Imran is intelligent enough to know that he isn’t the Biblical Salome whose lust for John-the-Baptist’s head had to be catered. This is Pakistan of the 21 st century with some semblance of constitutional rule still intact in its expanse.
The danger that all judicious well-wishers of Pakistan can smell because of the macabre antics of Imran is that it may force the third force—Imran’s putative Third Umpire—to step into the fracas. The army doesn’t want to come up front and bring the curtain down on Pakistan’s wobbly democracy. But there’s every reason to suspect that in his incontinent rage against Nawaz Imran may end up being the Pakistani incarnation of the Biblical Samson who brought the temple down on himself.
One feels sorry—I certainly do, with deep remorse—for the tragedy that Imran, wittingly or unwittingly, seems to be striving hard to enact for his own political career and the demise of his political party.

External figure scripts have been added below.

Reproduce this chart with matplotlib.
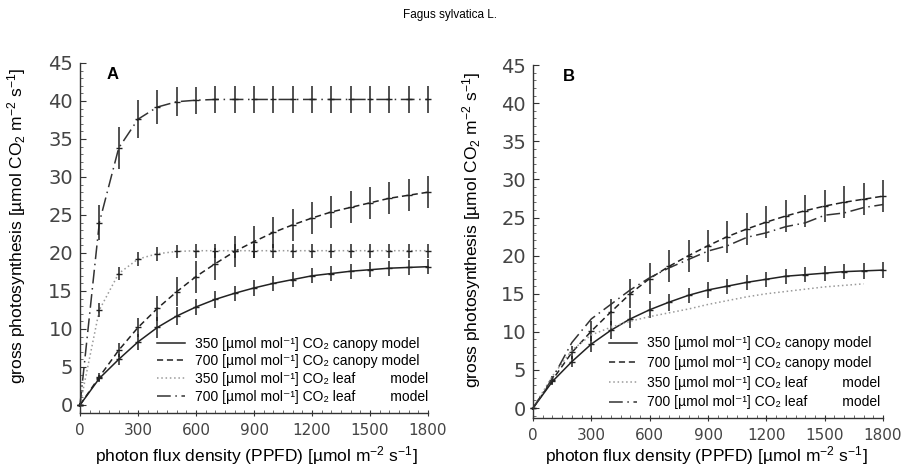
import numpy as np
import matplotlib
matplotlib.use("Agg")
import matplotlib.pyplot as plt
from matplotlib.ticker import MultipleLocator

plt.rcParams['font.family'] = ['Liberation Sans', 'DejaVu Sans']
plt.rcParams['mathtext.fontset'] = 'custom'
plt.rcParams['mathtext.rm'] = 'Liberation Sans'
plt.rcParams['mathtext.it'] = 'Liberation Sans:italic'

# photon flux density (PPFD)
ppfd = [0, 100, 200, 300, 400, 500, 600, 700, 800, 900,
        1000, 1100, 1200, 1300, 1400, 1500, 1600, 1700, 1800]

# panel A
a_c350 = [0, 3.5, 6.0, 8.3, 10.2, 11.7, 12.9, 13.9, 14.7, 15.4,
          16.0, 16.5, 17.0, 17.3, 17.6, 17.8, 18.0, 18.1, 18.2]
a_c350_err = [0.2, 0.5, 0.7, 1.0, 1.4, 1.2, 1.1, 1.1, 1.0, 1.0,
              1.0, 1.0, 1.0, 1.0, 1.0, 1.0, 1.0, 1.0, 1.0]
a_c700 = [0, 3.7, 7.2, 10.2, 12.7, 14.9, 16.9, 18.6, 20.2, 21.5,
          22.7, 23.7, 24.6, 25.4, 26.0, 26.6, 27.2, 27.6, 28.0]
a_c700_err = [0.2, 0.5, 0.9, 1.3, 1.7, 1.9, 2.1, 2.1, 2.1, 2.1,
              2.1, 2.1, 2.1, 2.1, 2.1, 2.1, 2.1, 2.1, 2.1]
a_l350 = [0, 12.5, 17.3, 19.2, 19.9, 20.2, 20.3, 20.3, 20.3, 20.3,
          20.3, 20.3, 20.3, 20.3, 20.3, 20.3, 20.3, 20.3, 20.3]
a_l350_err = [0.2, 0.9, 0.9, 0.9, 0.9, 0.9, 0.9, 0.9, 0.9, 0.9,
              0.9, 0.9, 0.9, 0.9, 0.9, 0.9, 0.9, 0.9, 0.9]
a_l700 = [0, 24.0, 33.8, 37.6, 39.2, 39.9, 40.1, 40.2, 40.2, 40.2,
          40.2, 40.2, 40.2, 40.2, 40.2, 40.2, 40.2, 40.2, 40.2]
a_l700_err = [0.3, 2.3, 2.8, 2.5, 2.2, 1.9, 1.8, 1.8, 1.8, 1.8,
              1.8, 1.8, 1.8, 1.8, 1.8, 1.8, 1.8, 1.8, 1.8]

# panel B
b_c350 = [0, 3.5, 6.1, 8.4, 10.2, 11.7, 12.9, 13.9, 14.8, 15.5,
          16.0, 16.5, 16.9, 17.3, 17.5, 17.7, 17.9, 18.0, 18.1]
b_c350_err = [0.2, 0.5, 0.7, 1.0, 1.2, 1.2, 1.1, 1.1, 1.0, 1.0,
              1.0, 1.0, 1.0, 1.0, 1.0, 1.0, 1.0, 1.0, 1.0]
b_c700 = [0, 3.7, 7.3, 10.1, 12.6, 15.0, 17.0, 18.6, 20.0, 21.3,
          22.5, 23.5, 24.4, 25.2, 25.9, 26.5, 27.0, 27.4, 27.8]
b_c700_err = [0.2, 0.5, 0.9, 1.3, 1.7, 1.9, 2.0, 2.1, 2.1, 2.1,
              2.1, 2.1, 2.1, 2.1, 2.1, 2.1, 2.1, 2.1, 2.1]
b_l350_x = ppfd[:-1]
b_l350 = [0, 4.2, 7.6, 9.6, 10.6, 11.4, 12.0, 12.5, 13.0, 13.6,
          14.1, 14.6, 15.0, 15.3, 15.6, 15.9, 16.1, 16.3]
b_l700 = [0, 3.9, 8.6, 11.7, 13.6, 15.5, 17.1, 18.4, 19.5, 20.6,
          21.3, 22.4, 23.0, 23.8, 24.3, 25.3, 25.6, 26.3, 26.7]

labels = ['350 [µmol mol⁻¹] CO₂ canopy model',
          '700 [µmol mol⁻¹] CO₂ canopy model',
          '350 [µmol mol⁻¹] CO₂ leaf         model',
          '700 [µmol mol⁻¹] CO₂ leaf         model']

sty_c350 = dict(color='#222222', lw=1.1, ls='-')
sty_c700 = dict(color='#222222', lw=1.1, dashes=(4, 2.5))
sty_l350 = dict(color='#9a9a9a', lw=1.1, dashes=(1, 1.8))
sty_l700 = dict(color='#333333', lw=1.1, dashes=(9, 3, 1, 3))

fig = plt.figure(figsize=(9.04, 4.76), dpi=100)
axA = fig.add_axes([0.0885, 0.1332, 0.385, 0.7393])
axB = fig.add_axes([0.5896, 0.1218, 0.3872, 0.7464])


def series(ax, x, y, err, sty, label):
    ax.plot(x, y, label=label, clip_on=False, **sty)
    if err is not None:
        ax.errorbar(x, y, yerr=err, fmt='none', ecolor='#222222',
                    elinewidth=1.1, capsize=0, clip_on=False)
        ax.plot(x, y, ls='none', marker='_', ms=5, mew=1.0,
                color='#222222', clip_on=False)


series(axA, ppfd, a_c350, a_c350_err, sty_c350, labels[0])
series(axA, ppfd, a_c700, a_c700_err, sty_c700, labels[1])
series(axA, ppfd, a_l350, a_l350_err, sty_l350, labels[2])
series(axA, ppfd, a_l700, a_l700_err, sty_l700, labels[3])

series(axB, ppfd, b_c350, b_c350_err, sty_c350, labels[0])
series(axB, ppfd, b_c700, b_c700_err, sty_c700, labels[1])
series(axB, b_l350_x, b_l350, None, sty_l350, labels[2])
series(axB, ppfd, b_l700, None, sty_l700, labels[3])

panels = [(axA, 'A', -1.0, -0.149, -0.089, 0.506, (1.0, 0.025), 0.075, 0.27),
          (axB, 'B', -1.3, -0.143, -0.073, 0.494, (0.991, 0.024), 0.085, 0.41)]

for ax, letter, ylo, ylx, xly, xlx, legpos, letx, lsp in panels:
    ax.set_xlim(0, 1800)
    ax.set_ylim(ylo, 45.3)
    ax.spines['top'].set_visible(False)
    ax.spines['right'].set_visible(False)
    ax.spines['left'].set_bounds(ylo, 45)
    for s in ('left', 'bottom'):
        ax.spines[s].set_linewidth(1.0)
        ax.spines[s].set_color('#333333')
    ax.xaxis.set_major_locator(MultipleLocator(300))
    ax.xaxis.set_minor_locator(MultipleLocator(50))
    ax.yaxis.set_major_locator(MultipleLocator(5))
    ax.yaxis.set_minor_locator(MultipleLocator(1))
    ax.tick_params(axis='y', which='major', direction='in', length=4,
                   labelsize=14, pad=5, colors='#333333')
    ax.tick_params(axis='x', which='major', direction='inout', length=5,
                   labelsize=11, pad=5, colors='#333333')
    ax.tick_params(which='minor', direction='in', length=2, colors='#555555')
    for t in ax.get_xticklabels() + ax.get_yticklabels():
        t.set_fontfamily('DejaVu Sans')
        t.set_color('#444444')
    ax.set_xlabel('photon flux density (PPFD) [µmol m$^{-2}$ s$^{-1}$]',
                  fontsize=12.5)
    ax.xaxis.set_label_coords(xlx, xly)
    ax.set_ylabel('gross photosynthesis [µmol CO$_2$ m$^{-2}$ s$^{-1}$]',
                  fontsize=12.5)
    ax.yaxis.set_label_coords(ylx, 0.53)
    ax.text(letx, 0.96, letter, transform=ax.transAxes, fontsize=12,
            fontweight='bold', va='center')
    ax.legend(loc='lower right', bbox_to_anchor=legpos, frameon=False,
              fontsize=10.0, handlelength=2.0, handletextpad=0.7,
              labelspacing=lsp, borderpad=0, borderaxespad=0)

fig.text(0.498, 0.968, 'Fagus sylvatica L.', ha='center', va='center',
         fontsize=8.5)

fig.savefig('out.png', dpi=100)
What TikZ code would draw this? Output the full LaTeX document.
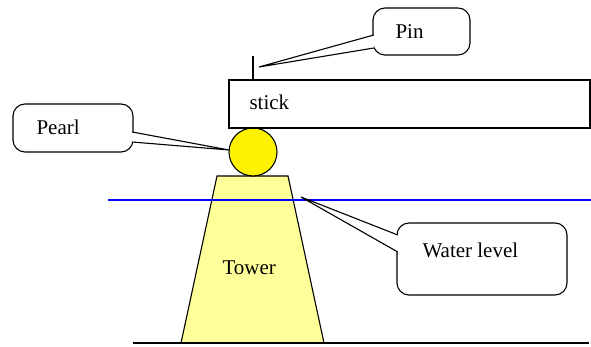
\documentclass[tikz,border=0pt]{standalone}
\usepackage{fontspec}
\setmainfont{Liberation Serif}
\newfontfamily\tnr{Liberation Serif}
\begin{document}
\begin{tikzpicture}[x=1pt,y=-1pt,line width=1.1pt,
  lbl/.style={anchor=base west,inner sep=0pt,font=\tnr\fontsize{21}{25}\selectfont},
  callbox/.style={draw,fill=white,rounded corners=12pt,inner sep=0pt,minimum width=#1},
  tailfill/.style={fill=white,draw=none}]
\useasboundingbox (0,0) rectangle (591,347);
% ground and water
\coordinate (g1) at (133,343);
\coordinate (g2) at (589,343);
\coordinate (w1) at (108,200);
\coordinate (w2) at (591,200);
% tower
\coordinate (t1) at (181,343);
\coordinate (t2) at (324,343);
\coordinate (t3) at (288,176);
\coordinate (t4) at (217,176);
\filldraw[fill={rgb,255:red,255;green,255;blue,153}] (t1) -- (t2) -- (t3) -- (t4) -- cycle;
\draw (g1) -- (g2);
\draw[blue,line width=1.4pt] (w1) -- (w2);
\node[lbl] (tower) at (222,274) {Tower};
% pearl
\node[circle,draw,fill=yellow,minimum size=48pt,inner sep=0pt] (pearl) at (253,152) {};
% stick
\node[draw,minimum width=361pt,minimum height=48pt,inner sep=0pt] (stick) at (409.5,104) {};
\node[lbl] (sticktext) at (249,110) {stick};
\coordinate (pintop) at (253,56);
\draw (pintop) -- (stick.north -| pintop);
% Pin callout
\node[callbox=97pt,minimum height=47pt] (pinbox) at (421.5,31.5) {};
\coordinate (pb1) at (373.8,35);
\coordinate (pb2) at (373.8,48);
\coordinate (pintip) at (259,67);
\fill[tailfill] (pb1) -- (pintip) -- (pb2) -- cycle;
\draw (pb1) -- (pintip) -- (pb2);
\node[lbl] (pintext) at (395,39) {Pin};
% Pearl callout
\node[callbox=120pt,minimum height=48pt] (pearlbox) at (73,128) {};
\coordinate (qb1) at (132.2,132);
\coordinate (qb2) at (132.2,142);
\coordinate (pearltip) at (229,150);
\fill[tailfill] (qb1) -- (pearltip) -- (qb2) -- cycle;
\draw (qb1) -- (pearltip) -- (qb2);
\node[lbl] (pearltext) at (36,135) {Pearl};
% Water level callout
\node[callbox=170pt,minimum height=72pt] (waterbox) at (482,259) {};
\coordinate (wb1) at (397.8,235);
\coordinate (wb2) at (397.8,252);
\coordinate (watertip) at (301,197);
\fill[tailfill] (wb1) -- (watertip) -- (wb2) -- cycle;
\draw (wb1) -- (watertip) -- (wb2);
\node[lbl] (watertext) at (422,257) {Water level};
\end{tikzpicture}
\end{document}
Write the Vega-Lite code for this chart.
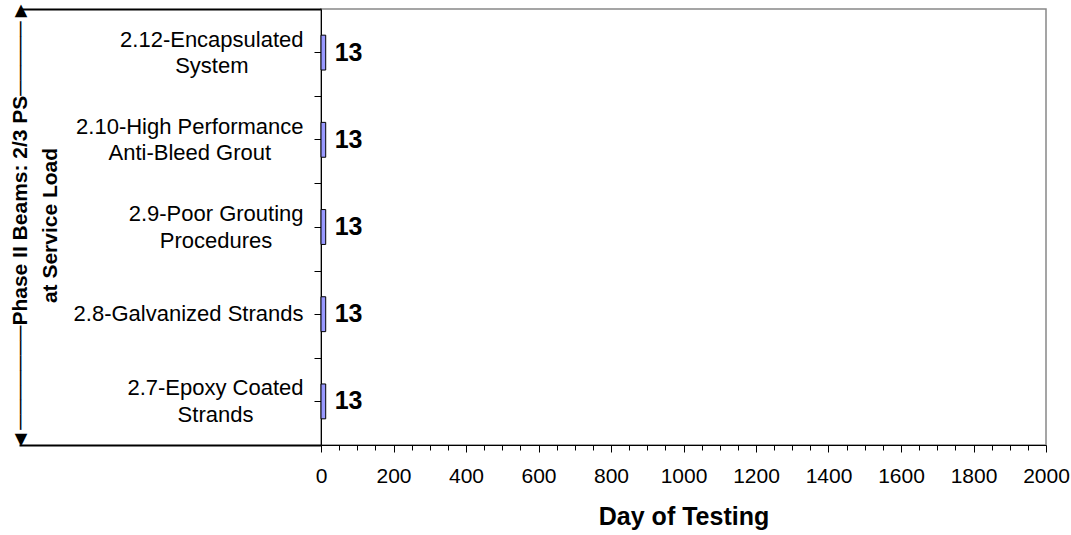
{
  "$schema": "https://vega.github.io/schema/vega-lite/v6.json",
  "width": 725,
  "height": 436,
  "autosize": "none",
  "padding": {"left": 321, "top": 9, "right": 25, "bottom": 90},
  "background": "white",
  "config": {
    "view": {"stroke": "#888888", "strokeWidth": 1.5},
    "font": "Liberation Sans, DejaVu Sans"
  },
  "data": {
    "values": [
      {"beam": "2.12-Encapsulated\nSystem", "day": 13},
      {"beam": "2.10-High Performance\nAnti-Bleed Grout", "day": 13},
      {"beam": "2.9-Poor Grouting\nProcedures", "day": 13},
      {"beam": "2.8-Galvanized Strands", "day": 13},
      {"beam": "2.7-Epoxy Coated\nStrands", "day": 13}
    ]
  },
  "encoding": {
    "x": {
      "field": "day",
      "type": "quantitative",
      "scale": {"domain": [0, 2000], "nice": false, "zero": true},
      "axis": {
        "values": [0, 50, 100, 150, 200, 250, 300, 350, 400, 450, 500, 550, 600, 650, 700, 750, 800, 850, 900, 950, 1000, 1050, 1100, 1150, 1200, 1250, 1300, 1350, 1400, 1450, 1500, 1550, 1600, 1650, 1700, 1750, 1800, 1850, 1900, 1950, 2000],
        "format": "d",
        "labelExpr": "datum.value % 200 === 0 ? datum.label : ''",
        "tickSize": {"condition": {"test": "datum.value % 200 === 0", "value": 7}, "value": 5},
        "tickColor": "black",
        "tickWidth": 1,
        "domainColor": "black",
        "domainWidth": 1,
        "labelFontSize": 21,
        "labelColor": "black",
        "labelPadding": 13,
        "labelFlush": false,
        "labelOverlap": false,
        "labelBound": false,
        "grid": false,
        "title": "Day of Testing",
        "titleFontSize": 25,
        "titleFontWeight": "bold",
        "titleColor": "black",
        "titlePadding": 18
      }
    }
  },
  "layer": [
    {
      "mark": {"type": "bar", "fill": "#9999FF", "stroke": "black", "strokeWidth": 1, "height": {"band": 0.4}},
      "encoding": {
        "y": {
          "field": "beam",
          "type": "nominal",
          "sort": ["2.12-Encapsulated\nSystem", "2.10-High Performance\nAnti-Bleed Grout", "2.9-Poor Grouting\nProcedures", "2.8-Galvanized Strands", "2.7-Epoxy Coated\nStrands"],
          "scale": {"paddingInner": 0, "paddingOuter": 0},
          "axis": {
            "title": ["◄───────Phase II Beams: 2/3 PS─────►", "at Service Load"],
            "titleFontSize": 21,
            "titleFontWeight": "bold",
            "titleColor": "black",
            "titleLineHeight": 30,
            "titleBaseline": "middle",
            "titleAlign": "center",
            "titleAngle": -90,
            "titleX": -301,
            "titleY": 216,
            "labelExpr": "split(datum.label, '\\n')",
            "labelFontSize": 22,
            "labelColor": "black",
            "labelLineHeight": 26.5,
            "labelAlign": "center",
            "labelBaseline": "middle",
            "labelLimit": 500,
            "labelOffset": {"condition": {"test": "datum.index === 0.75", "value": 0}, "value": -13},
            "labelPadding": {
              "condition": [
                {"test": "datum.index === 0", "value": 102.7},
                {"test": "datum.index === 0.25", "value": 124.7},
                {"test": "datum.index === 0.5", "value": 98.4},
                {"test": "datum.index === 0.75", "value": 126}
              ],
              "value": 99
            },
            "tickColor": "black",
            "tickSize": 7,
            "tickWidth": 1,
            "domainColor": "black",
            "domainWidth": 1,
            "grid": false
          }
        }
      }
    },
    {
      "mark": {"type": "text", "align": "left", "baseline": "middle", "dx": 9, "fontSize": 25, "fontWeight": "bold", "color": "black"},
      "encoding": {
        "y": {
          "field": "beam",
          "type": "nominal",
          "sort": ["2.12-Encapsulated\nSystem", "2.10-High Performance\nAnti-Bleed Grout", "2.9-Poor Grouting\nProcedures", "2.8-Galvanized Strands", "2.7-Epoxy Coated\nStrands"],
          "axis": {
            "orient": "left",
            "labels": false,
            "domain": false,
            "title": null,
            "grid": false,
            "tickBand": "extent",
            "tickColor": "black",
            "tickSize": {"condition": {"test": "datum.index === 1 || datum.index < 0", "value": 302}, "value": 7},
            "tickWidth": {"condition": {"test": "datum.index === 1 || datum.index < 0", "value": 2}, "value": 1}
          }
        },
        "text": {"field": "day", "type": "quantitative"}
      }
    }
  ],
  "resolve": {"axis": {"y": "independent"}}
}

The change that he touted with so much elan is dissipating fast in the cacophony of sounds from two different pulpits in Islamabad.
Imran had started off with so much promise as a messiah of change for the baffled and bemused people of Pakistan burdened by the rogues and scoundrels lording over them for so long. Look at the cast of ugly characters that has ruled over Pakistan in the past 15 years. We’d that cavalier Bonaparte, Musharraf, for 9 long years who bartered the nation’s honour and sovereignty for his own longevity in power. Then there was that charlatan, Zardari, who’d sell the last shirt off the back of the people of Pakistan to top off his burgeoning chest of looted treasures; and since his exit we’ve been saddled with the two Sharif knaves and their gang of thieves to whom power is only the means to enrich themselves, endlessly.